Stray Dogs (2013) è forse il punto più alto raggiunto da Tsai Ming-liang nel corso della sua carriera, uno degli esempi migliori che ci permettono di comprendere al meglio la sua poetica ed estetica cinematografica. Il maestro taiwanese dello slow cinema concentra infatti nel film intuizioni, temi e percorsi a lui più cari, portando su schermo l’essenza fondamentale della sua autorialità mentre, allo stesso tempo, cerca di ricondurre la settima arte alla sua struttura più semplice e minimale. Stray Dogs cristallizza e diluisce in maniera estrema la propria temporalità e spazialità, sfidando apertamente lo spettatore nella sua relazione con il prodotto artistico e portando, così, a compimento un discorso portato avanti sin da film come Vive l’amour (1994) o Il fiume (1997), in quello che, prima di Days (2020), sarebbe dovuto essere il suo ultimo lungometraggio tradizionale.
Come protagonista troviamo immancabilmente Lee Kang-sheng, nel ruolo di un padre di una famiglia di senzatetto a Taipei. Insieme ai suoi due figli, un bambino e una bambina, l’uomo cerca di sopravvivere giorno dopo giorno in una metropoli fredda e desolata, guadagnando quel poco che gli basta per andare avanti trascorrendo le sue giornate tenendo in mano un cartellone pubblicitario per strada. I due figli, invece, ingannano l’attesa del ritorno del padre vagando per le strade della città semideserta, girando per negozi e supermercati, per poi ricongiungersi con l’uomo e passare la notte in edifici abbandonati. Presto, una donna – interpretata da tre attrici differenti – si unirà a loro, ricostruendo una sorta di nucleo famigliare all’interno, però, di un orizzonte di vita apatico, frammentario e distante.
In uno scenario quasi distopico ma terribilmente reale, dove la vuotezza della metropoli non può che rappresentare simbolicamente l’assenza di contatto con l’alterità nell’angosciante vacuità metafisica della contemporaneità, Tsai Ming-liang organizza con i suoi lunghissimi longtake un racconto che pone al suo centro proprio il tema della disconnessione e la difficoltà nella definizione del proprio ruolo nel mondo. Stray Dogs è, quasi paradossalmente, un racconto antinarrativo, che non può raccontare nulla perché non è rimasto più nulla da raccontare. La frammentazione è assoluta e mostrata in un contesto che, a tratti, sembra quasi riempirsi di tinte oniriche, come se la parcellizzazione della realtà fosse talmente onnipervasiva da non determinarla più come chiaramente tangibile.
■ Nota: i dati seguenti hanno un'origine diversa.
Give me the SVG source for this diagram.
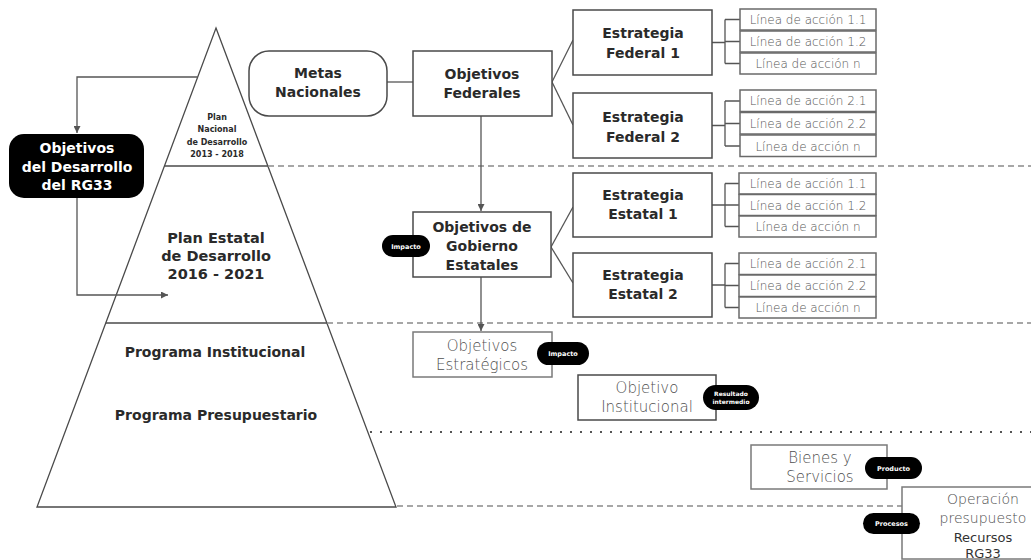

In tutto ciò, il vero e proprio trascorrere del tempo viene annullato anche attraverso una non consequenzialità del montaggio che amplifica la distanza iperbolica tra i personaggi, creando nuove fratture all’interno di qualcosa che è già decostruito alla sua base. In particolar modo, a spiccare in Stray Dogs sono una serie di sequenze in cui vediamo i protagonisti del film contemplare il murale di un paesaggio all’interno di un edificio degradato, quasi come a voler proporre un tentativo di connessione identificativa con lo stesso spettatore che si trova nell’atto di visionare l’opera. Il referente reale salta per lasciar spazio ad un orizzonte simbolico imperturbabile, esattamente come accade anche nell’enigmatica sequenza centrale dell’opera in cui il protagonista si trova a confrontarsi emotivamente con un cavolo antropomorfo, per poi divorarlo selvaggiamente. Contemplazione, attitudine slow, performance artistica: in breve, la summa della proposta cinematografica di Tsai Ming-liang.